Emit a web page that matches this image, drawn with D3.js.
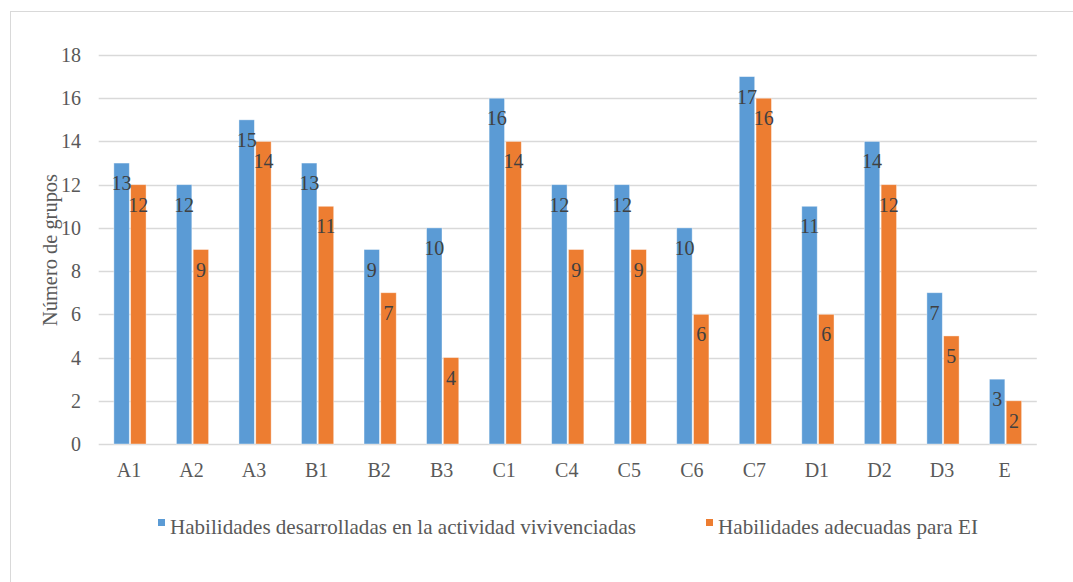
<!DOCTYPE html>
<html>
<head>
<meta charset="utf-8">
<script src="https://cdn.jsdelivr.net/npm/d3@7/dist/d3.min.js"></script>
<style>
  html, body { margin: 0; padding: 0; background: #fff; }
  svg { display: block; }
  text { font-family: "Liberation Serif", "Times New Roman", serif; }
</style>
</head>
<body>
<svg id="chart" width="1073" height="582"></svg>
<script>
// Groups along the x axis
const categories = ["A1", "A2", "A3", "B1", "B2", "B3", "C1", "C4", "C5", "C6", "C7", "D1", "D2", "D3", "E"];
// Skills developed in the hands-on activity
const desarrolladas = [13, 12, 15, 13, 9, 10, 16, 12, 12, 10, 17, 11, 14, 7, 3];
// Skills suitable for early-childhood education (EI)
const adecuadas = [12, 9, 14, 11, 7, 4, 14, 9, 9, 6, 16, 6, 12, 5, 2];
const seriesNames = ["Habilidades desarrolladas en la actividad vivivenciadas", "Habilidades adecuadas para EI"];
const yTicks = [0, 2, 4, 6, 8, 10, 12, 14, 16, 18];

const colors = ["#5B9BD5", "#ED7D31"];
const svg = d3.select("#chart");

// Chart frame (its right and bottom edges fall outside the page)
svg.append("rect")
  .attr("x", 10.5).attr("y", 11.5)
  .attr("width", 1100).attr("height", 620)
  .attr("fill", "#fff").attr("stroke", "#d9d9d9").attr("stroke-width", 1);

const plot = { left: 98.7, right: 1036.8, top: 55, bottom: 444 };

const x = d3.scaleBand().domain(categories).range([plot.left, plot.right]).paddingInner(0.485).paddingOuter(0.2425);
const x1 = d3.scaleBand().domain([0, 1]).range([0, x.bandwidth()]).paddingInner(0.08);
const y = d3.scaleLinear().domain([0, 18]).range([plot.bottom, plot.top]);

// Horizontal gridlines
svg.append("g").selectAll("line").data(yTicks).join("line")
  .attr("x1", plot.left).attr("x2", plot.right)
  .attr("y1", d => Math.round(y(d)) + 0.5).attr("y2", d => Math.round(y(d)) + 0.5)
  .attr("stroke", "#d9d9d9").attr("stroke-width", 1.3);

// Y tick labels
svg.append("g").selectAll("text").data(yTicks).join("text")
  .attr("x", 81).attr("y", d => y(d) + 7)
  .attr("text-anchor", "end")
  .attr("font-size", 20).attr("fill", "#595959")
  .text(d => d);

// Y axis title
svg.append("text")
  .attr("transform", `translate(57,250) rotate(-90)`)
  .attr("text-anchor", "middle")
  .attr("font-size", 20).attr("fill", "#595959")
  .attr("textLength", 152).attr("lengthAdjust", "spacingAndGlyphs")
  .text("Número de grupos");

// X category labels
svg.append("g").selectAll("text").data(categories).join("text")
  .attr("x", d => x(d) + x.bandwidth() / 2 - 1)
  .attr("y", 477)
  .attr("text-anchor", "middle")
  .attr("font-size", 20).attr("fill", "#595959")
  .text(d => d);

const series = [desarrolladas, adecuadas];
const rows = categories.map((c, i) => ({ cat: c, vals: series.map(s => s[i]) }));

const groups = svg.append("g").selectAll("g").data(rows).join("g")
  .attr("transform", d => `translate(${x(d.cat)},0)`);

groups.selectAll("rect").data(d => d.vals.map((v, k) => ({ v, k }))).join("rect")
  .attr("x", d => x1(d.k))
  .attr("y", d => y(d.v))
  .attr("width", x1.bandwidth())
  .attr("height", d => y(0) - y(d.v))
  .attr("fill", d => colors[d.k])
  .attr("stroke", "#fff").attr("stroke-opacity", 0.5).attr("stroke-width", 0.8);

// Value labels inside the bar tops
groups.selectAll("text").data(d => d.vals.map((v, k) => ({ v, k }))).join("text")
  .attr("x", d => x1(d.k) + x1.bandwidth() / 2)
  .attr("y", d => y(d.v) + 27)
  .attr("text-anchor", "middle")
  .attr("font-size", 20).attr("fill", "#404040")
  .text(d => d.v);

// Legend
const legendItems = [
  { name: seriesNames[0], sx: 158, tx: 170, w: 466 },
  { name: seriesNames[1], sx: 706, tx: 718, w: 260 }
];
const lg = svg.append("g").selectAll("g").data(legendItems).join("g");
lg.append("rect")
  .attr("x", d => d.sx).attr("y", 519)
  .attr("width", 7).attr("height", 7)
  .attr("fill", (d, i) => colors[i]);
lg.append("text")
  .attr("x", d => d.tx).attr("y", 534)
  .attr("font-size", 21).attr("fill", "#595959")
  .attr("textLength", d => d.w).attr("lengthAdjust", "spacingAndGlyphs")
  .text(d => d.name);
</script>
</body>
</html>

+--

= AIM =
Repeat the listing above exactly from its first line to the line containing "14, 16, 18];", both included, and omit the pictures.

= WORKED SOLUTION =
Emit a web page that matches this image, drawn with D3.js.
<!DOCTYPE html>
<html>
<head>
<meta charset="utf-8">
<script src="https://cdn.jsdelivr.net/npm/d3@7/dist/d3.min.js"></script>
<style>
  html, body { margin: 0; padding: 0; background: #fff; }
  svg { display: block; }
  text { font-family: "Liberation Serif", "Times New Roman", serif; }
</style>
</head>
<body>
<svg id="chart" width="1073" height="582"></svg>
<script>
// Groups along the x axis
const categories = ["A1", "A2", "A3", "B1", "B2", "B3", "C1", "C4", "C5", "C6", "C7", "D1", "D2", "D3", "E"];
// Skills developed in the hands-on activity
const desarrolladas = [13, 12, 15, 13, 9, 10, 16, 12, 12, 10, 17, 11, 14, 7, 3];
// Skills suitable for early-childhood education (EI)
const adecuadas = [12, 9, 14, 11, 7, 4, 14, 9, 9, 6, 16, 6, 12, 5, 2];
const seriesNames = ["Habilidades desarrolladas en la actividad vivivenciadas", "Habilidades adecuadas para EI"];
const yTicks = [0, 2, 4, 6, 8, 10, 12, 14, 16, 18];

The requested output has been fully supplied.